What Barbershop didn't tell you about Rosa Parks
Ebony, Feb, 2003 by Lerone Bennett, Jr.
In the movie Barbershop, one of the main characters said: "Rosa Parks didn't do nothin' but sit on her Black--." The movie triggered a national controversy which indicated, among other things, that the schools and media have not educated the post-'60s generations about one of the most significant social movements in American history. The following article is taken from the book, Great Moments In Black History, by Lerone Bennett Jr., copyright [c] 1979.
IT would grow in size and weight. It would become legend and myth and would bring blood and glory.
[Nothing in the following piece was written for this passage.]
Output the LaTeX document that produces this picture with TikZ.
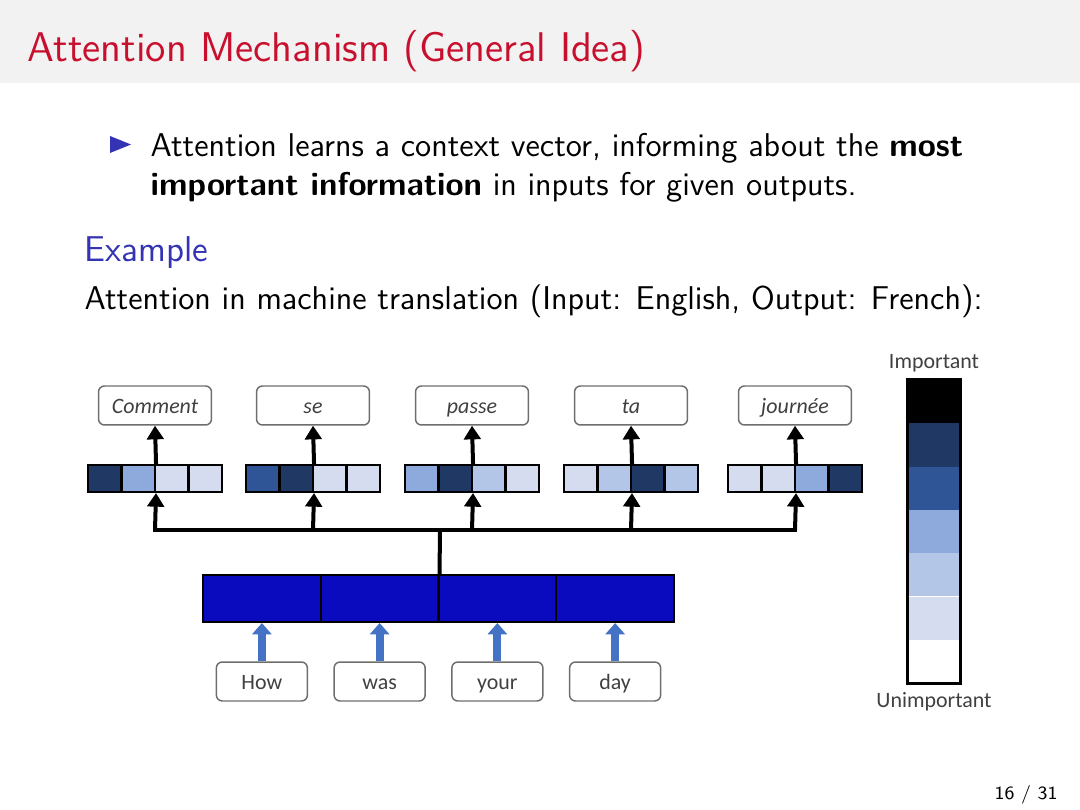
\documentclass[tikz,border=0pt]{standalone}
\usepackage{fontspec}
\newfontfamily\carlito{Carlito}
\usetikzlibrary{arrows.meta}

\definecolor{titlered}{RGB}{200,16,46}
\definecolor{titlebg}{RGB}{242,242,242}
\definecolor{struct}{RGB}{51,51,179}
\definecolor{attA}{RGB}{31,56,100}
\definecolor{attB}{RGB}{47,85,151}
\definecolor{attC}{RGB}{142,169,219}
\definecolor{attD}{RGB}{180,198,231}
\definecolor{attE}{RGB}{214,220,240}
\definecolor{encblue}{RGB}{10,10,190}
\definecolor{inblue}{RGB}{68,114,196}
\definecolor{boxgray}{RGB}{110,110,110}
\definecolor{wordgray}{RGB}{64,64,64}

\begin{document}
\begin{tikzpicture}[
    x = 0.0118519cm,
    y = -0.0118519cm,
    slide/.style = {
        font       = \sffamily\fontsize{11.1}{13.6}\selectfont,
        anchor     = base west,
        inner sep  = 0pt
    },
    outbox/.style = {
        draw = boxgray, rounded corners = 2pt, line width = 0.5pt,
        minimum width = 38.1pt, minimum height = 13.15pt, inner sep = 0pt,
        text height = 6.2pt, text depth = 0.6pt,
        text = wordgray, font = \carlito\itshape\fontsize{7.4}{8}\selectfont
    },
    inbox/.style = {
        draw = boxgray, rounded corners = 2pt, line width = 0.5pt,
        minimum width = 30.7pt, minimum height = 13.15pt, inner sep = 0pt,
        text height = 6.2pt, text depth = 0.6pt,
        text = wordgray, font = \carlito\fontsize{7.4}{8}\selectfont
    },
    cell/.style = {
        draw = black, line width = 0.7pt, inner sep = 0pt,
        minimum width = 11.3pt, minimum height = 9.1pt
    },
    enccell/.style = {
        draw = black, line width = 0.7pt, inner sep = 0pt, fill = encblue,
        minimum width = 39.7pt, minimum height = 15.85pt
    },
    level/.style = {
        inner sep = 0pt, minimum width = 17.5pt, minimum height = 14.6pt
    },
    scalelab/.style = {
        text = wordgray, font = \carlito\fontsize{7.4}{8}\selectfont
    },
    blackarr/.style = {
        line width = 1.35pt, -{Triangle[width=5.6pt,length=4.6pt]}
    },
    bluearr/.style = {
        draw = inblue, line width = 2.7pt, -{Triangle[width=6.4pt,length=3.8pt]}
    }
]

\useasboundingbox (0,0) rectangle (1080,810);

% ================================================================
%  CABECERA (banda gris + titulo)
% ================================================================

\fill[titlebg] (0,0) rectangle (1080,83);
\node[slide, text=titlered, font=\sffamily\fontsize{14}{17}\selectfont]
    (title) at (27,62) {Attention Mechanism (General Idea)};

% ================================================================
%  TEXTO DE LA DIAPOSITIVA
% ================================================================

\fill[struct] (110,136) -- (131,144.5) -- (110,153) -- cycle;
\node[slide] (item1) at (150,157)
    {Attention learns a context vector, informing about the \textbf{most}};
\node[slide] (item2) at (150,196)
    {\textbf{important information} in inputs for given outputs.};

\node[slide, text=struct, font=\sffamily\fontsize{12.1}{14}\selectfont]
    (extitle) at (84,262) {Example};
\node[slide] (exbody) at (84,310)
    {Attention in machine translation (Input: English, Output: French):};

% ================================================================
%  PESOS DE ATENCION + PALABRAS DE SALIDA
%  fila i: borde izq. = \lx ; celda = 33.5 px ; bus en y = 530
% ================================================================

\foreach \i/\lx/\word/\colors in {
    1/88/Comment/{attA,attC,attE,attE},
    2/246/se/{attB,attA,attE,attE},
    3/405/passe/{attC,attA,attD,attE},
    4/564/ta/{attE,attD,attA,attD},
    5/728/journée/{attE,attE,attC,attA}}{
    \foreach \c [count=\j] in \colors {
        \node[cell, fill=\c] (c\i-\j) at (\lx+33.5*\j-16.75, 478.5) {};
    }
    \node[outbox] (out\i) at (\lx+67, 405.5) {\word};
    \coordinate (bus\i) at (\lx+67, 530);
    \draw[blackarr] (c\i-2.north east) -- (out\i.south);
    \draw[blackarr] (bus\i) -- (c\i-2.south east);
}

% Bus horizontal
\draw[line width=1.35pt, line cap=rect] (bus1) -- (bus5);

% ================================================================
%  CODIFICADOR + PALABRAS DE ENTRADA
% ================================================================

\foreach \w [count=\j] in {How, was, your, day}{
    \node[enccell] (enc\j) at (203+117.75*\j-58.875, 598.5) {};
    \node[inbox] (in\j) at (203+117.75*\j-58.875, 681.5) {\w};
    \draw[bluearr] (in\j.north) -- (enc\j.south);
}

\coordinate (hub) at (440,530);
\draw[line width=1.35pt] (enc2.north east) -- (hub);

% ================================================================
%  ESCALA DE IMPORTANCIA
% ================================================================

\foreach \c [count=\k] in {black, attA, attB, attC, attD, attE, white}{
    \node[level, fill=\c] (lev\k) at (934, 380+43.3*\k-21.65) {};
}
\draw[line width=1pt] (lev1.north west) rectangle (lev7.south east);

\node[scalelab] (imp)   at (934,363) {Important};
\node[scalelab] (unimp) at (934,702) {Unimportant};

% Numero de pagina
\node[anchor=base east, inner sep=0pt, font=\sffamily\fontsize{6.3}{7}\selectfont]
    (pagenum) at (1058,799) {16 / 31};

\end{tikzpicture}
\end{document}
But there was no glory in it in the beginning. In the beginning, there was tiredness, one Black woman, and a bus.
It began, if events of such magnitude can be said to have a beginning, with the woman. It began on the December day that this woman--Rosa Parks--left her job at the Fair Department Store near historic Court Square in Montgomery, Ala. The square, on this day, was festooned with red and green Christmas lights, and there was a big banner over one of the stores saying, "Peace on Earth, Goodwill to Men."
Rosa Parks paid no attention to the lights or the banner. She had been working since early morning as a seamstress in the department store, raising and lowering hemlines, mumbling yes ma'am and no ma'am through a mouthful of pins; and she was, she realized suddenly, unutterably weary. There was a little pain across her neck and shoulders, and there were telltale signs of throbbing protests in her aching feet.
Rosa Parks stood for a moment and considered these signs. Then she moved through the throng to the curb and looked up the streets for a bus. It was a little after 5 on Thursday, December 1, 1955. The Black Revolution was about to begin. Rosa Parks didn't know it; nobody knew it. Life flowed on in Court Square as it had since time immemorial. The Whites were overbearing, the Blacks were deferential, the businesses, the restrooms, the restaurants were segregated. It had always been like this. It would always be like this. It was a law of life; it was a law of nature. Or so most White people thought on the day it all started coming apart and coming together. The sit-ins, the Freedom Rides, Birmingham, Black Power, Watts, clenched fists, the "Afro," the assassination of Martin Luther King Jr., the swirling smoke of burning buildings, and the sharp, ugly sound of gunfire within blocks of the White House: it was all there, in embryo, in the scene on Court Square. But nobody noticed. Nobody paid any attention to Rosa Parks, a slim woman of 42, tidily and precisely dressed, with every strand of hair in place and rimless glasses perched on her handsome face.
If the Revolution was going to come, it was extremely unlikely that it was going to come in such a gentle and genteelly dressed package. As a matter of fact, nothing was further from Rosa Parks' mind on this day. Although she was surrounded by history, although slaves had been auctioned in this square and although it was at the Exchange Hotel across the street that "the man and the hour" came together in the beginning of the Confederacy, Rosa Parks was consumed at this moment not by history but by the tedium of survival in the Jim Crow South. She was tired, and every atom of her being was concentrated on the task of finding a seat on a bus. This was, everything considered, a small thing to ask. But it was a dangerously complicated task in old Montgomery. And to understand what happened next, and in the weeks and years that followed, one must first understand the logistics of Jim Crow travel.
In Montgomery, as in most Southern cities, most of the bus passengers were Black. Despite this fact, the first four seats on all buses were reserved for Whites and could not be used, under any circumstances, by Blacks. (It was a common sight in those days to see Black men and women standing in silence and silent fury over the four empty seats reserved for Whites.) Behind these four seats was a middle section, or no-man's land, of two or three seats which Blacks could use if there was no White demand. But "the rule was," Rosa Parks remembered later, "that if the front section filled up and one White person came to sit in the middle section," all Blacks in the middle section "had to get up and stand in the back." There was more, and worse, including a rule that Blacks had to enter the bus in front, pay their fare, get off the bus and re-enter by the back door. This was a needless provocation, and it caused no end of trouble and hard feeling. In the 12 months preceding this Christmas season, at least three Black females, including a 15-year-old girl, had been arrested for refusing to give their seats to White men.
There was no need for Rosa Parks to rehearse all this. This was a history engraved in her bones and viscera. In fact, she had been evicted from a bus some 12 years before for refusing to obey the rule that required Blacks to pay in the front and enter in the rear. But she wasn't looking for trouble on this Thursday. What she wanted, what she had to have at this moment, was a comfortable seat. She had had one of those days we all have from time to time, and a person with a keen eye would have seen that this was not the day, this was not the hour, to give this mild-mannered woman a hard time.